Esta palavra de quarenta e seis letras, que figura no monumental Dicionário Houaíss da Língua Portuguesa, desde 2001, é uma palavra técnica, “artificial”. A nossa palavra mais comprida que se pode considerar “natural” — quero eu dizer, de que se apanha logo o sentido e que se consegue escrever à primeira sem precisar de fazer “copy-paste” — tem vinte e nove letras: “anticonstitucionalissimamente”.

Além de compridona, é chata pelo que significa. “Anticonstitucionalissimamente” é o modo como Donald Trump, com elevada probabilidade, vai tentar actuar a partir da sua tomada de posse, em 20 de Janeiro. A propósito, como é sabido, a criatura cor-de-laranja que acaba de ser eleita presidente dos Estados Unidos tem um vocabulário muito limitado, intimida-se com palavras compridas, isto é, sofre de hipopotomonstrosesquipedaliofobia (trinta e três letras).

Já o Alberto não tinha essa fobia.

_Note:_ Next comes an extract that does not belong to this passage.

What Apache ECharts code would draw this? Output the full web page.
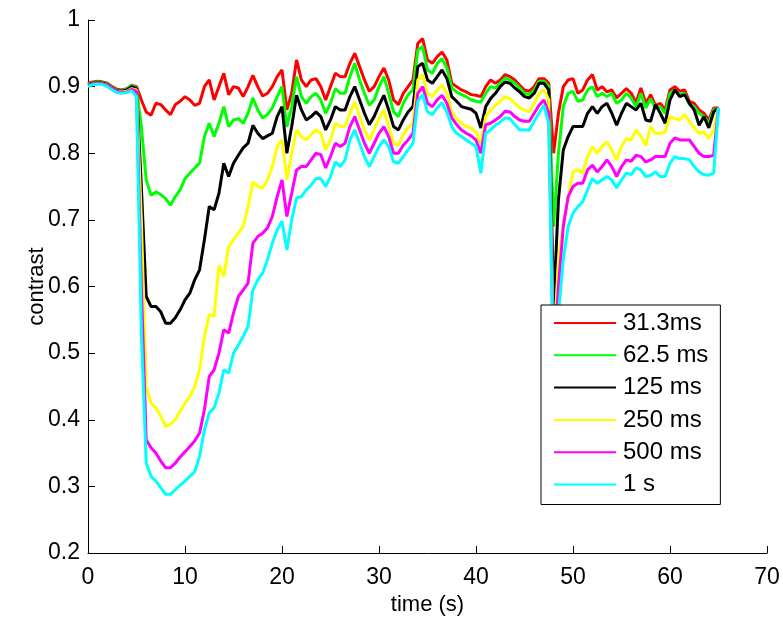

Talvez seja a altura de o apresentar: Alberto da Silva Gomes é o personagem principal de O Leitor de Dicionários, o último romance de Acácio Pinto, que acabo de ler de um fôlego e que recomendo.

Recomendo não por, na sua página 177, falar de “uma crónica assinada pelo mais antigo colaborador do semanário O Centro”, que evidentemente não se sabe quem é, mas porque O Leitor de Dicionários é um bom livro.